Newcomers and veterans of the Finsbury Square and St.Paul's occupations, as well as many activists visiting from the dozens of smaller camps across Britain, have came together to hold general assemblies and listen to a talks on topics from the political to the practical. Meanwhile the organisers continued to work on the building, lights and kitchen area. “It's not just people from the other camps here,” said one of them in a spare moment. He pointed out the involvement of a direct-action group opposing the criminalisation of squatting in the UK after a recent change in the law (2). “Practically speaking, I came to use the space to teach martial arts and hopefully to get a street-theatre group going.” Beyond his own projects, he added, “I want to be engaged with all this. We're starting to discuss why all this is not sustainable, discuss alternatives.”
Sheena, another occupy London activist, was helping out at the hectic helpdesk. “The act of occupying has given us media attention, some quite positive attention,” she said. “The act itself questions, challenges social assumptions. We have seen a really diverse crowd in here today, a lot more older people than we have seen before,” perhaps a consequence of the indoor conditions. She added her agreement to the view that, at the moment, the occupations were about raising ignored social questions and giving people space to discuss them and generate their own programs, rather than laying down one program at the outset. “At the moment, this is a question, not an answer. Many people are so angry about how things are going but they have no political outlet.”

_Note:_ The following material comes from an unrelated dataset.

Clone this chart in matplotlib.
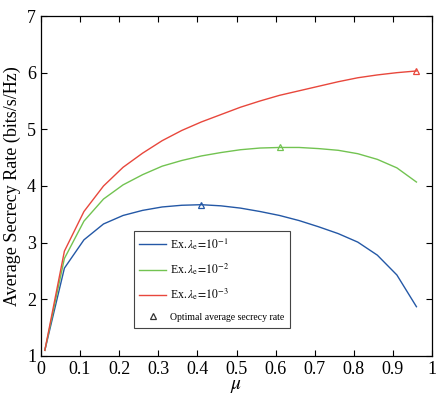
import matplotlib
matplotlib.use('Agg')
import matplotlib.pyplot as plt
from matplotlib.lines import Line2D
import numpy as np

mu = [0.01, 0.06, 0.11, 0.16, 0.21, 0.26, 0.31, 0.36, 0.41, 0.46,
      0.51, 0.56, 0.61, 0.66, 0.71, 0.76, 0.81, 0.86, 0.91, 0.96]
rate_1 = [1.10, 2.55, 3.05, 3.33, 3.48, 3.57, 3.63, 3.66, 3.67, 3.65,
          3.61, 3.55, 3.48, 3.39, 3.28, 3.16, 3.01, 2.78, 2.43, 1.87]
rate_2 = [1.10, 2.72, 3.38, 3.77, 4.02, 4.20, 4.35, 4.45, 4.53, 4.59,
          4.64, 4.67, 4.68, 4.68, 4.66, 4.63, 4.57, 4.47, 4.32, 4.07]
rate_3 = [1.10, 2.85, 3.55, 4.00, 4.33, 4.58, 4.80, 4.98, 5.13, 5.26,
          5.39, 5.50, 5.60, 5.68, 5.76, 5.84, 5.91, 5.96, 6.00, 6.03]
opt_mu = [0.41, 0.61, 0.96]
opt_rate = [3.67, 4.68, 6.03]

labels = [r'Ex.$\,\lambda_{\rm e}\!=\!10^{-1}$',
          r'Ex.$\,\lambda_{\rm e}\!=\!10^{-2}$',
          r'Ex.$\,\lambda_{\rm e}\!=\!10^{-3}$']
colors = ['#2458a6', '#72c351', '#e8473c']

plt.rcParams['font.family'] = ['Liberation Serif', 'DejaVu Serif']
plt.rcParams['mathtext.fontset'] = 'stix'

fig = plt.figure(figsize=(4.4, 4.0), dpi=100)
ax = fig.add_axes([0.093, 0.11, 0.889, 0.85])

handles = []
for ys, c, lab in zip([rate_1, rate_2, rate_3], colors, labels):
    h, = ax.plot(mu, ys, color=c, linewidth=1.0, label=lab)
    handles.append(h)
for x, y, c in zip(opt_mu, opt_rate, colors):
    ax.plot(x, y, marker='^', markersize=5, markerfacecolor='none',
            markeredgecolor=c, markeredgewidth=0.9, linestyle='none')

tri = Line2D([], [], marker='^', markersize=5, markerfacecolor='none',
             markeredgecolor='#333333', markeredgewidth=0.9, linestyle='none',
             label='Optimal average secrecy rate')
handles.append(tri)

leg = ax.legend(handles=handles, loc='upper left', bbox_to_anchor=(0.238, 0.368),
                fontsize=8.5, handlelength=2.3, labelspacing=0.8,
                fancybox=False, edgecolor='#444444', framealpha=1,
                borderpad=0.45, handletextpad=0.3, borderaxespad=0)
leg.get_frame().set_linewidth(0.8)
leg.get_texts()[3].set_fontsize(7)

ax.set_xlim(0, 1)
ax.set_ylim(1, 7)
ax.set_xticks(np.arange(0, 1.01, 0.1))
ax.set_xticklabels(['0', '0.1', '0.2', '0.3', '0.4', '0.5', '0.6', '0.7', '0.8', '0.9', '1'])
ax.set_yticks(range(1, 8))
ax.tick_params(direction='in', top=True, right=True, labelsize=13, length=4, width=0.8)
ax.set_xlabel(r'$\mu$', fontsize=14, labelpad=0)
ax.set_ylabel('Average Secrecy Rate (bits/s/Hz)', fontsize=13, labelpad=4)
for s in ax.spines.values():
    s.set_linewidth(0.9)

fig.savefig('out.png', dpi=100)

The new location promises to make some of the messages a little less avoidable for the media, who have previously focused on the controversy within the church caused by the site next to St. Paul's. Although the history and rationale of occupation is seldom explained in the mainstream media, taking control over a space claimed by UBS raises blunt questions about the way society is ordered, whether it needs to be that way, and how it could be changed. Firstly there are the particular case of UBS, and their gains straight from the losses of UK pensioners (3), highlighted by the occupation as an example of the corporate profit-motive at work. The focus is also brought back to where it was in the first place: banks, as an important part (especially in finance-dominated London) of the vast concentration of wealth and power that the occupy movement sets out to challenge. But in the end, even when many (often pretty detailed) critiques of the workings of this power, and various options for change, can be given by the occupiers, little of this will find its way into the papers. Last Saturday, almost every one of the people I talked to inside the Bank of Ideas stressed the need for our outreach activity, face-to-face discussion and alternative media projects. The phrase “we are the 1% of the 99%” has been doing the rounds in the London camps, carrying in the joke a serious call to inspire more support and committed activism.
The Bank of Ideas also represents an evolution in tactics. In an aside to a recent blog post, long-time anti-corporate-globalisation activist Brain Dominick wryly reminisced over the days “when occupy meant you actually took over something of value to your opponent”. Occupying a large bank building, albeit and empty one, takes a step further in this robustly confrontational direction. It is a tactic that could inspire others elsewhere in the world.
There are many purposes to the occupations at this early stage, but they are all working towards winning positive social change over the longer term. Even just as a space to get together and organise for future projects, this time has been useful for activists. When aims come out of working groups, whether shared by all or taken on by smaller groups, this can help bring people in and orient protest and resistance. Most of all, a movement that is gaining in numbers, awareness, commitment and willingness to use direct-action tactics — as it still seems to be doing in the UK — can become a threat to the interests of those in power. And that is the way that change happens. In the UK the movement is supported by an already active movement opposing austerity measures, including a direct-action wing exemplified by UK Uncut. As the cross-industry strike of the 30th November approaches, there will be plenty of opportunity for occupy and the wider anti-cuts movement to get together and take things another step further.
(1) Quotes from the Bank of Ideas taken from brief notes and to my best recollection accurately reflect what was said, although the wording may have been slightly different. If you disagree, comment below!
(2) The focus on reducing squatter's rights rather than reducing the number of empty homes in the UK (737 000 at the last count, along with 266,000 vacant commercial units, while around 2 million families suffer from inadequate housing) is naturally causing outrage amongst squatters.
http://emptyhomes.com/
http://www.policyexchange.org.uk/assets/more_homes_PR.pdf
http://www.squashcampaign.org/
http://www.guardian.co.uk/society/2011/sep/25/squatting-law-media-politicians?INTCMP=SRCH
(3) UBS is a Swiss firm that received a 60bn bailout from its government and has recently been linked to the “Sams” mortgage scandal in which mortgages were “aggressively sold” to 15 000 elderly homeowners in the UK. While seemly offering low interest rates, pensioners were in fact signing over 75% of gains in the value of their properties to the banks. This apparently netted pounds 1 bn for UBS alone.